Culture Maven: On to greener pastures

Feb 13, 2007 at 8:02 pm

You won’t have the Culture Maven to kick around anymore, because, gentlemen, this is my last column.
OK, that’s not exactly the deal. I’ll explain further in a sec. But, hey, if you can’t dis Tricky Dick at a time like this, when can you?


Truth is this is the last Culture Maven column that will appear here in LEO on a regular basis. So, if you want to cut out my mug up at the top of the page, blow it up, frame it and hang it on your den wall, now’s the time to do it.


Nothing is forever. Except change. Now it appears time for a less-than-lethal dose of that.
And, like Mr. President Nixon, I’ll be back. OK, it’s the present governor of California who uttered those words. Hey, if I had only known sooner, I could have run for governor here in Kentucky. Everybody else is. Except Charlie Owen and Lila the Love Dog. Never will the phrase “dark and bloody ground” ring so true.
Actually, I ain’t goin’ nowhere.


Starting next month, there will be a new weekly featurette, kind of the Culture Maven’s fractured look back at interesting historical moments of questionable significance. More accurately, it’ll be a somewhat skewed gander at fractured incidents of historitude. Stay tuned. It’ll be fun.


Since I missed the filing deadline for governor, I can take a look at that race, maybe, actually interview the participants. And observe their shenanigans without violating equal-time provisions. There’s other stuff around this burg that deserves feature examination also. So, time and editor permitting, I might do that.
Of course, there’s the weekly sports Rumor & Innuendo feature written by Seedy K, my dark and not so anonymous alter ego.


Caveat: Here comes a bit of gratuitous self-promotion. Several times a week I’ll be posting my tomfoolery at my newly revamped, updated and, if I say so myself, plenty nifty Web site. It remains just a click away at culturemaven.com. Come by and visit, the door’s always open. Heck, you can even post comments. Tell your friends.


Change. It don’t come easy.
That’s what the song says. Truth.
Pontificating on a regular basis in an award-winning alternative weekly is a way nifty gig. I’ve been blessed. The editors and publishers here under the current and previous regimes have been eminently indulgent.
I’ve never been censored. With a mouth like mine, that says something about the patience of those folks in charge and their firm belief in the First Amendment.

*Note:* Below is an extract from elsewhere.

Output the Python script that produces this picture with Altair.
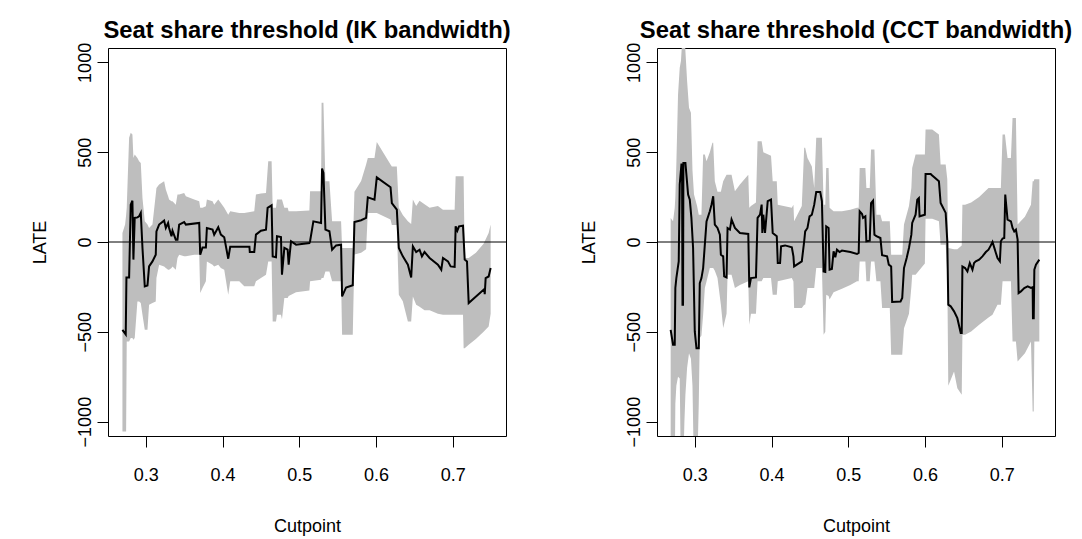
import altair as alt
import pandas as pd

# ---------------- data ----------------
X_DOMAIN = [0.2508, 0.7692]
Y_DOMAIN = [-1080, 1080]
X_TICKS = [0.3, 0.4, 0.5, 0.6, 0.7]
Y_TICKS = [-1000, -500, 0, 500, 1000]

TITLE_IK = "Seat share threshold (IK bandwidth)"
TITLE_CCT = "Seat share threshold (CCT bandwidth)"

# IK panel: point estimate
ik_cut = [
    0.2696, 0.2739, 0.2748, 0.2783, 0.2804, 0.2826, 0.2839, 0.2856, 0.2891, 0.2913,
    0.2935, 0.2957, 0.2987, 0.3022, 0.3043, 0.3087, 0.3130, 0.3139, 0.3174, 0.3239,
    0.3261, 0.3291, 0.3304, 0.3335, 0.3348, 0.3391, 0.3413, 0.3435, 0.3500, 0.3522,
    0.3696, 0.3709, 0.3739, 0.3783, 0.3796, 0.3870, 0.3891, 0.3944, 0.3978, 0.4022,
    0.4074, 0.4100, 0.4350, 0.4355, 0.4413, 0.4435, 0.4500, 0.4566, 0.4587, 0.4639,
    0.4653, 0.4696, 0.4709, 0.4761, 0.4774, 0.4805, 0.4848, 0.4861, 0.4892, 0.4957,
    0.5131, 0.5140, 0.5183, 0.5283, 0.5296, 0.5314, 0.5340, 0.5392, 0.5427, 0.5479,
    0.5544, 0.5557, 0.5609, 0.5696, 0.5718, 0.5805, 0.5870, 0.5892, 0.5979, 0.6009,
    0.6188, 0.6205, 0.6270, 0.6296, 0.6348, 0.6414, 0.6457, 0.6479, 0.6522, 0.6566,
    0.6597, 0.6631, 0.6697, 0.6805, 0.6849, 0.6871, 0.6936, 0.6971, 0.7023, 0.7036,
    0.7058, 0.7080, 0.7132, 0.7154, 0.7184, 0.7206, 0.7410, 0.7415, 0.7427, 0.7466,
    0.7492,
]
ik_late = [
    -489, -515, -197, -197, 208, 230, -98, 134, 137, 143,
    162, -33, -247, -242, -136, -108, -71, 59, 97, 119,
    78, 106, 78, 32, 63, 13, 13, 97, 111, 97,
    106, -71, -30, -30, 78, 69, 41, 82, 41, 26,
    -93, -26, -26, -55, -55, 41, 63, 69, 190, 204,
    -80, -85, 32, 28, -182, -33, -43, -126, 4, -15,
    -6, 4, 115, 106, 409, 385, 69, 60, -43, -19,
    -15, -303, -253, -241, 111, 121, 134, 249, 236, 360,
    305, 217, 180, -33, -80, -126, -197, -24, -56, -43,
    -80, -56, -89, -126, -154, -89, -108, -136, -139, 87,
    63, 87, 91, -98, -108, -340, -262, -290, -201, -192,
    -145,
]

# IK panel: confidence band
ik_band_cut = [
    0.2696, 0.2731, 0.2744, 0.2752, 0.2783, 0.2804, 0.2826, 0.2839, 0.2856, 0.2891,
    0.2913, 0.2935, 0.2957, 0.2987, 0.3022, 0.3043, 0.3087, 0.3130, 0.3139, 0.3174,
    0.3239, 0.3261, 0.3291, 0.3304, 0.3335, 0.3348, 0.3391, 0.3413, 0.3435, 0.3500,
    0.3522, 0.3631, 0.3696, 0.3709, 0.3739, 0.3783, 0.3796, 0.3870, 0.3891, 0.3944,
    0.3978, 0.4022, 0.4074, 0.4100, 0.4218, 0.4283, 0.4413, 0.4435, 0.4500, 0.4566,
    0.4595, 0.4639, 0.4653, 0.4696, 0.4709, 0.4761, 0.4774, 0.4805, 0.4848, 0.4861,
    0.4957, 0.5131, 0.5140, 0.5283, 0.5290, 0.5314, 0.5340, 0.5392, 0.5427, 0.5544,
    0.5557, 0.5696, 0.5718, 0.5805, 0.5870, 0.5892, 0.5979, 0.6009, 0.6188, 0.6205,
    0.6270, 0.6296, 0.6348, 0.6414, 0.6457, 0.6479, 0.6522, 0.6566, 0.6631, 0.6697,
    0.6805, 0.6871, 0.7023, 0.7036, 0.7132, 0.7140, 0.7154, 0.7206, 0.7300, 0.7400,
    0.7466, 0.7492,
]
ik_lo = [
    -1055, -1055, -1055, -554, -554, -535, -535, -544, -535, -331,
    -331, -340, -405, -489, -489, -349, -340, -331, -201, -126,
    -136, -145, -154, -154, -145, -136, -154, -89, -71, -80,
    -80, -71, -71, -284, -256, -219, -108, -126, -136, -126,
    -145, -154, -294, -219, -219, -247, -247, -219, -200, -182,
    -108, -108, -442, -442, -405, -405, -430, -312, -312, -300,
    -280, -270, -219, -210, -200, -200, -164, -164, -219, -219,
    -517, -517, -70, -60, -40, 162, 162, 162, 125, 95,
    95, -294, -330, -442, -442, -303, -349, -360, -380, -380,
    -400, -405, -405, -405, -405, -591, -591, -572, -540, -500,
    -470, -400,
]
ik_hi = [
    50, 97, 150, 190, 580, 608, 598, 468, 487, 468,
    450, 440, 245, 115, 97, 78, 97, 264, 301, 320,
    338, 292, 255, 236, 227, 227, 208, 264, 264, 273,
    255, 236, 227, 190, 190, 199, 236, 227, 208, 236,
    217, 190, 152, 171, 162, 162, 171, 264, 270, 273,
    450, 450, 190, 190, 236, 236, 236, 190, 190, 171,
    171, 175, 282, 282, 775, 775, 338, 338, 115, 115,
    -33, -33, 280, 340, 431, 468, 468, 557, 431, 420,
    420, 190, 150, 115, 100, 236, 200, 230, 210, 190,
    200, 180, 180, 366, 366, 366, -89, -89, -60, -10,
    50, 97,
]

# CCT panel: point estimate
cct_cut = [
    0.2686, 0.2717, 0.2739, 0.2747, 0.2760, 0.2791, 0.2804, 0.2826, 0.2834, 0.2840,
    0.2847, 0.2852, 0.2878, 0.2913, 0.2935, 0.2956, 0.2978, 0.3000, 0.3022, 0.3052,
    0.3065, 0.3087, 0.3109, 0.3131, 0.3153, 0.3196, 0.3218, 0.3240, 0.3261, 0.3296,
    0.3327, 0.3340, 0.3370, 0.3383, 0.3414, 0.3427, 0.3458, 0.3479, 0.3523, 0.3588,
    0.3697, 0.3710, 0.3732, 0.3797, 0.3818, 0.3850, 0.3871, 0.3880, 0.3893, 0.3915,
    0.3950, 0.3993, 0.4015, 0.4068, 0.4081, 0.4111, 0.4124, 0.4176, 0.4264, 0.4285,
    0.4294, 0.4394, 0.4425, 0.4438, 0.4468, 0.4495, 0.4525, 0.4556, 0.4582, 0.4634,
    0.4656, 0.4678, 0.4700, 0.4712, 0.4743, 0.4756, 0.4786, 0.4808, 0.4830, 0.4852,
    0.4886, 0.4917, 0.5026, 0.5113, 0.5135, 0.5148, 0.5179, 0.5192, 0.5222, 0.5235,
    0.5279, 0.5296, 0.5322, 0.5340, 0.5366, 0.5418, 0.5440, 0.5505, 0.5527, 0.5558,
    0.5571, 0.5680, 0.5702, 0.5725, 0.5760, 0.5790, 0.5821, 0.5832, 0.5876, 0.5898,
    0.5919, 0.5928, 0.5997, 0.6006, 0.6072, 0.6093, 0.6180, 0.6202, 0.6224, 0.6268,
    0.6289, 0.6302, 0.6333, 0.6377, 0.6420, 0.6464, 0.6477, 0.6486, 0.6521, 0.6551,
    0.6582, 0.6617, 0.6638, 0.6660, 0.6704, 0.6747, 0.6791, 0.6826, 0.6856, 0.6878,
    0.6900, 0.6922, 0.6943, 0.6974, 0.6987, 0.7009, 0.7031, 0.7044, 0.7074, 0.7118,
    0.7139, 0.7161, 0.7183, 0.7205, 0.7218, 0.7248, 0.7292, 0.7336, 0.7379, 0.7401,
    0.7405, 0.7415, 0.7423, 0.7444, 0.7488,
]
cct_late = [
    -489, -572, -572, -256, -201, -108, 320, 431, 431, -349,
    -349, 440, 440, 264, 236, 134, -33, -498, -591, -591,
    -229, -201, -145, -15, 115, 171, 208, 255, 97, 78,
    41, -71, -80, -191, -197, 78, 69, 125, 78, 50,
    45, -253, -201, -197, 134, 152, 208, 50, 152, 50,
    227, 236, 50, 32, -117, -117, -24, -19, -30, -80,
    -136, -108, 4, 59, 78, 143, 152, 208, 279, 279,
    227, -164, -167, 87, 78, -154, -150, -52, -85, -43,
    -56, -48, -56, -67, -61, 171, 156, 134, 143, 4,
    7, 217, 230, 41, 32, 22, -74, -80, -126, -136,
    -334, -331, -312, -145, -89, -33, 41, 106, 152, 236,
    245, 143, 152, 379, 379, 370, 338, 217, 199, 162,
    4, -349, -358, -386, -424, -507, -507, -136, -145, -164,
    -117, -154, -117, -108, -98, -80, -56, -43, -19, 0,
    -30, -61, -89, -108, 4, 19, 22, 264, 125, 115,
    78, 59, 69, 13, -284, -275, -256, -247, -256, -252,
    -424, -424, -154, -126, -98,
]

# CCT panel: confidence band (values beyond the axis range are clipped)
cct_band_cut = [
    0.2686, 0.2717, 0.2739, 0.2747, 0.2760, 0.2782, 0.2804, 0.2820, 0.2847, 0.2865,
    0.2878, 0.2900, 0.2925, 0.2950, 0.2970, 0.2990, 0.3030, 0.3052, 0.3065, 0.3087,
    0.3109, 0.3131, 0.3153, 0.3196, 0.3230, 0.3240, 0.3261, 0.3296, 0.3340, 0.3370,
    0.3414, 0.3427, 0.3479, 0.3523, 0.3588, 0.3697, 0.3710, 0.3732, 0.3797, 0.3818,
    0.3871, 0.3893, 0.3993, 0.4015, 0.4068, 0.4081, 0.4264, 0.4285, 0.4294, 0.4394,
    0.4425, 0.4438, 0.4468, 0.4525, 0.4556, 0.4582, 0.4656, 0.4678, 0.4700, 0.4712,
    0.4743, 0.4756, 0.4808, 0.4917, 0.5026, 0.5113, 0.5135, 0.5148, 0.5222, 0.5235,
    0.5279, 0.5296, 0.5340, 0.5366, 0.5418, 0.5440, 0.5540, 0.5558, 0.5702, 0.5725,
    0.5790, 0.5821, 0.5832, 0.5876, 0.5997, 0.6006, 0.6093, 0.6180, 0.6202, 0.6268,
    0.6289, 0.6302, 0.6377, 0.6420, 0.6477, 0.6486, 0.6521, 0.6600, 0.6704, 0.6826,
    0.6878, 0.6943, 0.6987, 0.7009, 0.7040, 0.7074, 0.7118, 0.7139, 0.7183, 0.7205,
    0.7300, 0.7379, 0.7401, 0.7415, 0.7423, 0.7488,
]
cct_lo = [
    -1300, -1300, -1300, -900, -800, -750, -760, -1300, -1300, -1000,
    -850, -700, -620, -650, -800, -1300, -1300, -900, -535, -520,
    -405, -256, -220, -145, -145, -145, -160, -200, -350, -479,
    -400, -182, -182, -256, -240, -219, -461, -400, -400, -219,
    -219, -200, -200, -294, -294, -219, -200, -220, -368, -368,
    -350, -350, -256, -256, -256, -145, -145, -517, -500, -294,
    -300, -320, -280, -260, -240, -219, -219, -108, -108, -219,
    -219, -108, -108, -219, -219, -368, -368, -628, -628, -480,
    -400, -250, -182, -182, -120, 130, 130, 115, -15, -15,
    -182, -800, -721, -814, -851, -517, -517, -498, -460, -420,
    -405, -349, -350, -219, -219, -219, -219, -554, -554, -665,
    -620, -554, -944, -944, -554, -554,
]
cct_hi = [
    134, 115, 190, 250, 431, 821, 970, 1007, 1200, 1200,
    1063, 896, 747, 720, 400, 264, 200, 152, 152, 152,
    487, 487, 450, 500, 552, 552, 338, 280, 280, 338,
    375, 375, 375, 282, 320, 375, 190, 200, 220, 561,
    561, 500, 480, 338, 338, 208, 190, 208, 115, 200,
    524, 524, 468, 420, 300, 580, 580, 208, 208, 412,
    412, 190, 171, 171, 180, 190, 190, 412, 412, 301,
    301, 515, 515, 152, 152, 115, 115, -71, -71, 97,
    200, 301, 412, 487, 487, 626, 626, 598, 431, 431,
    350, -33, -40, -40, -20, 208, 208, 220, 250, 301,
    301, 301, 301, 598, 598, 468, 468, 691, 691, 97,
    140, 208, 338, 338, 350, 350,
]

# ---------------- chart ----------------
FONT = "Liberation Sans"
GREY = "#BEBEBE"


def panel(title, cut, late, band_cut, lo, hi):
    line_df = pd.DataFrame({"cut": cut, "late": late})
    band_df = pd.DataFrame({"cut": band_cut, "lo": lo, "hi": hi})
    zero_df = pd.DataFrame({"z": [0]})

    xs = alt.Scale(domain=X_DOMAIN, nice=False, zero=False)
    ys = alt.Scale(domain=Y_DOMAIN, nice=False, zero=False)
    x_axis = alt.Axis(
        values=X_TICKS, format=".1f", title="Cutpoint",
        titleX=199, titleY=90, titleBaseline="middle", titleAlign="center",
    )
    y_axis = alt.Axis(
        values=Y_TICKS, format="d", title="LATE",
        labelAngle=270, labelAlign="center", labelBaseline="middle",
        titleAngle=270, titleX=-68, titleY=194, titleBaseline="middle",
        titleAlign="center",
    )

    band = alt.Chart(band_df).mark_area(color=GREY, clip=True, opacity=1).encode(
        x=alt.X("cut:Q", scale=xs, axis=x_axis),
        y=alt.Y("lo:Q", scale=ys, axis=y_axis),
        y2="hi:Q",
    )
    line = alt.Chart(line_df).mark_line(color="black", strokeWidth=2, clip=True).encode(
        x=alt.X("cut:Q", scale=xs),
        y=alt.Y("late:Q", scale=ys),
    )
    zero = alt.Chart(zero_df).mark_rule(color="black", strokeWidth=1).encode(
        y=alt.Y("z:Q", scale=ys),
    )
    return alt.layer(band, line, zero).properties(
        width=398,
        height=388,
        title=alt.Title(
            title, font=FONT, fontSize=23.8, fontWeight="bold", color="black",
            anchor="middle", offset=0,
        ),
    )


left = panel(TITLE_IK, ik_cut, ik_late, ik_band_cut, ik_lo, ik_hi)
right = panel(TITLE_CCT, cct_cut, cct_late, cct_band_cut, cct_lo, cct_hi)

chart = (
    alt.hconcat(left, right, spacing=151, bounds="flush")
    .properties(padding={"left": 22, "top": 10, "right": 0, "bottom": 5})
    .configure_view(stroke="black", strokeWidth=1)
    .configure_axis(
        grid=False, domain=False,
        tickColor="black", tickSize=11, tickWidth=1,
        labelFont=FONT, labelFontSize=18, labelColor="black",
        labelPadding=8,
        titleFont=FONT, titleFontSize=18, titleFontWeight="normal", titleColor="black",
    )
    .configure_axisX(labelPadding=19, labelBaseline="top")
    .configure_axisY(labelPadding=12)
)

chart.save("out.html", embed_options={"renderer": "svg", "actions": False})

My former editor-in-chief, our current congressman, even gave me the cover and allowed me to ramble on with my case that Elvis Presley was the most important person of the 20th century. That’s the kind of representation we’ve been needing in D.C.


I was jilted by Mel Brooks. Still made a column out of it.
I was jilted by the bearded one up in Santa Claus, Ind. Still eked a column out of it. Two, actually.
Along the way I’ve chatted up Carl Perkins, Scotty Moore and Darlene Love, rock ’n’ roll heavyweights all. Gatewood Galbraith gave me a phoner last election when he was running for, let’s see, I think that time it was attorney general. So I got that going for me.


There’s a part of me that’s sad. This is a comfy spot.
Yet one door closes, another one opens and all that. Meaning there’s also a part that feels refreshed, challenged to tackle new projects. Which, frankly, I’ve already started doing. Coming soon … well, stay alert, all will be revealed in due course.


So this must be the spot where I choke up, genuflect before my agents and lawyers, thank my editors, thank the folks who put this rag together, thank my parents, thank the Film Babe for capturing me, a desperado, from my rut of singledom, thank the spiritual guidance that led me away from a profligate lifestyle, thank a couple of guys for the ramifications of their all-night conversation in Akron, Ohio, in 1935.


And thank you, my readers, who, even when you give me unending grief while standing in line at the coffee shop, make me feel that I might have had something to say that was reasonably worthwhile.
Salut.
Gotta go now. How can you miss me if I don’t go away?